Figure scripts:
====================

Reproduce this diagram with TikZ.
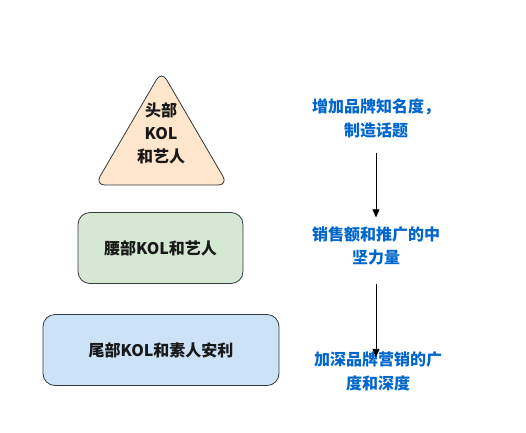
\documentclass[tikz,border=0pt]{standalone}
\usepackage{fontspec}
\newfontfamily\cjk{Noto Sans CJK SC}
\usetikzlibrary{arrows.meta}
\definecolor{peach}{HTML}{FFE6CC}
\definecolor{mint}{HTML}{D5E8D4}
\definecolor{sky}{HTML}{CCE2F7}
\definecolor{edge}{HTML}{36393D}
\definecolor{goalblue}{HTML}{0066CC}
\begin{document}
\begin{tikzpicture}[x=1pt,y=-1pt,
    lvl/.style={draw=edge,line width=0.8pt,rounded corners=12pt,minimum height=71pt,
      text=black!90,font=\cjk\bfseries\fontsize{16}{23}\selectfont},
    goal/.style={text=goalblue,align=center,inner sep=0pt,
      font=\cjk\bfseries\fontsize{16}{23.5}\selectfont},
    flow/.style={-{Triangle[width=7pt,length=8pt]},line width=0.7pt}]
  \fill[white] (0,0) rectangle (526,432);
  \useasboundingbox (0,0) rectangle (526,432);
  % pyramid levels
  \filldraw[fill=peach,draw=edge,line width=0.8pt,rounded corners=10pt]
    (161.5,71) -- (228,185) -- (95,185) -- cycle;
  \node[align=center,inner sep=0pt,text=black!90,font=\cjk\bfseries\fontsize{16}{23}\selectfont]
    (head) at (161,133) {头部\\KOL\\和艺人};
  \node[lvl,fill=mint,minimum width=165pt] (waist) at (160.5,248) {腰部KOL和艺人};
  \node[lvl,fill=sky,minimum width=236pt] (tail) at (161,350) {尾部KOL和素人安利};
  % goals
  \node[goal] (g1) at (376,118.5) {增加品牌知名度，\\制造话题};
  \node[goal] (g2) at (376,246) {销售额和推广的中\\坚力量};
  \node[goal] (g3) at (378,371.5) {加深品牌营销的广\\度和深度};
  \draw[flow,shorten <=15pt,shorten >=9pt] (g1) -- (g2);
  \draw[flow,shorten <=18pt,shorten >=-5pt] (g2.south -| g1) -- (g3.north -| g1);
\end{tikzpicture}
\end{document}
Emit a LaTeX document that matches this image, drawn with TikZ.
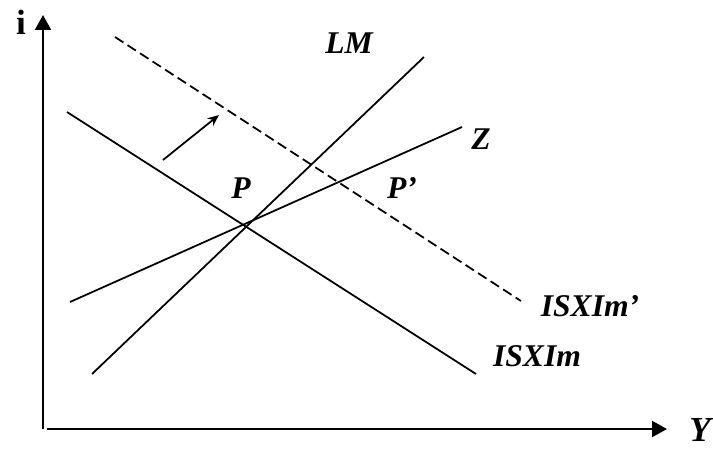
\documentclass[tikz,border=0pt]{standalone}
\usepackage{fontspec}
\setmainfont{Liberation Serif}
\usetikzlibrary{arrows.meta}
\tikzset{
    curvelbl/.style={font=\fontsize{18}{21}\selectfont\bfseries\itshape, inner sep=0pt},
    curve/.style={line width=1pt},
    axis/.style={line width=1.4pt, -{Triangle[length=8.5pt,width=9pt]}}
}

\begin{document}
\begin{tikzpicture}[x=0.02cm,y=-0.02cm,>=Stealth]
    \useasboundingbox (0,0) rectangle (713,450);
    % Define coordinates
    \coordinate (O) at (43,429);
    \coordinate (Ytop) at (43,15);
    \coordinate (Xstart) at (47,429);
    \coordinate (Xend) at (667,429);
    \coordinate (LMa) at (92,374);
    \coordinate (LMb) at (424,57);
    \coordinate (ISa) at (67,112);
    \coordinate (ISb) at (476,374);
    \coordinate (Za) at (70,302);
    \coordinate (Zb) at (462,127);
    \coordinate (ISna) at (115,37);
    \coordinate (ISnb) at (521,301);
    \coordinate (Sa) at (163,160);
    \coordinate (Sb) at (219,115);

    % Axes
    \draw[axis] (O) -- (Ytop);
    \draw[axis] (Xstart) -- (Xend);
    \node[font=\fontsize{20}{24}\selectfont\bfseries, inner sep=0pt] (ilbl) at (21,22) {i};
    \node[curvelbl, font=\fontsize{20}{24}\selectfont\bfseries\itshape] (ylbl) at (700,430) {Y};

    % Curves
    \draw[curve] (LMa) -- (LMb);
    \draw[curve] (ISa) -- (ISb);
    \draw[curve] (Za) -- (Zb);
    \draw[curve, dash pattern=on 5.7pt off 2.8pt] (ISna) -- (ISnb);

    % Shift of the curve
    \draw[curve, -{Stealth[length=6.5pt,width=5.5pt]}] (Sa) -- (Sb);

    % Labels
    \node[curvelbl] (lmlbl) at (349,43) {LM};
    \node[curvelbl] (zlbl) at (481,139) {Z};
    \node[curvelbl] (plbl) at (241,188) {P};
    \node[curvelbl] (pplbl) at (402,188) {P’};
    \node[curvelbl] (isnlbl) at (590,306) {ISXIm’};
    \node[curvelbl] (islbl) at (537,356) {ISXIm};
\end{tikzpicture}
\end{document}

====================

Set exercise: Retype each entry precisely. Skip images entirely.

Solution to the exercise:
Reproduce this diagram with TikZ.
\documentclass[tikz,border=0pt]{standalone}
\usepackage{fontspec}
\newfontfamily\cjk{Noto Sans CJK SC}
\usetikzlibrary{arrows.meta}
\definecolor{peach}{HTML}{FFE6CC}
\definecolor{mint}{HTML}{D5E8D4}
\definecolor{sky}{HTML}{CCE2F7}
\definecolor{edge}{HTML}{36393D}
\definecolor{goalblue}{HTML}{0066CC}
\begin{document}
\begin{tikzpicture}[x=1pt,y=-1pt,
    lvl/.style={draw=edge,line width=0.8pt,rounded corners=12pt,minimum height=71pt,
      text=black!90,font=\cjk\bfseries\fontsize{16}{23}\selectfont},
    goal/.style={text=goalblue,align=center,inner sep=0pt,
      font=\cjk\bfseries\fontsize{16}{23.5}\selectfont},
    flow/.style={-{Triangle[width=7pt,length=8pt]},line width=0.7pt}]
  \fill[white] (0,0) rectangle (526,432);
  \useasboundingbox (0,0) rectangle (526,432);
  % pyramid levels
  \filldraw[fill=peach,draw=edge,line width=0.8pt,rounded corners=10pt]
    (161.5,71) -- (228,185) -- (95,185) -- cycle;
  \node[align=center,inner sep=0pt,text=black!90,font=\cjk\bfseries\fontsize{16}{23}\selectfont]
    (head) at (161,133) {头部\\KOL\\和艺人};
  \node[lvl,fill=mint,minimum width=165pt] (waist) at (160.5,248) {腰部KOL和艺人};
  \node[lvl,fill=sky,minimum width=236pt] (tail) at (161,350) {尾部KOL和素人安利};
  % goals
  \node[goal] (g1) at (376,118.5) {增加品牌知名度，\\制造话题};
  \node[goal] (g2) at (376,246) {销售额和推广的中\\坚力量};
  \node[goal] (g3) at (378,371.5) {加深品牌营销的广\\度和深度};
  \draw[flow,shorten <=15pt,shorten >=9pt] (g1) -- (g2);
  \draw[flow,shorten <=18pt,shorten >=-5pt] (g2.south -| g1) -- (g3.north -| g1);
\end{tikzpicture}
\end{document}
Emit a LaTeX document that matches this image, drawn with TikZ.
\documentclass[tikz,border=0pt]{standalone}
\usepackage{fontspec}
\setmainfont{Liberation Serif}
\usetikzlibrary{arrows.meta}
\tikzset{
    curvelbl/.style={font=\fontsize{18}{21}\selectfont\bfseries\itshape, inner sep=0pt},
    curve/.style={line width=1pt},
    axis/.style={line width=1.4pt, -{Triangle[length=8.5pt,width=9pt]}}
}

\begin{document}
\begin{tikzpicture}[x=0.02cm,y=-0.02cm,>=Stealth]
    \useasboundingbox (0,0) rectangle (713,450);
    % Define coordinates
    \coordinate (O) at (43,429);
    \coordinate (Ytop) at (43,15);
    \coordinate (Xstart) at (47,429);
    \coordinate (Xend) at (667,429);
    \coordinate (LMa) at (92,374);
    \coordinate (LMb) at (424,57);
    \coordinate (ISa) at (67,112);
    \coordinate (ISb) at (476,374);
    \coordinate (Za) at (70,302);
    \coordinate (Zb) at (462,127);
    \coordinate (ISna) at (115,37);
    \coordinate (ISnb) at (521,301);
    \coordinate (Sa) at (163,160);
    \coordinate (Sb) at (219,115);

    % Axes
    \draw[axis] (O) -- (Ytop);
    \draw[axis] (Xstart) -- (Xend);
    \node[font=\fontsize{20}{24}\selectfont\bfseries, inner sep=0pt] (ilbl) at (21,22) {i};
    \node[curvelbl, font=\fontsize{20}{24}\selectfont\bfseries\itshape] (ylbl) at (700,430) {Y};

    % Curves
    \draw[curve] (LMa) -- (LMb);
    \draw[curve] (ISa) -- (ISb);
    \draw[curve] (Za) -- (Zb);
    \draw[curve, dash pattern=on 5.7pt off 2.8pt] (ISna) -- (ISnb);

    % Shift of the curve
    \draw[curve, -{Stealth[length=6.5pt,width=5.5pt]}] (Sa) -- (Sb);

    % Labels
    \node[curvelbl] (lmlbl) at (349,43) {LM};
    \node[curvelbl] (zlbl) at (481,139) {Z};
    \node[curvelbl] (plbl) at (241,188) {P};
    \node[curvelbl] (pplbl) at (402,188) {P’};
    \node[curvelbl] (isnlbl) at (590,306) {ISXIm’};
    \node[curvelbl] (islbl) at (537,356) {ISXIm};
\end{tikzpicture}
\end{document}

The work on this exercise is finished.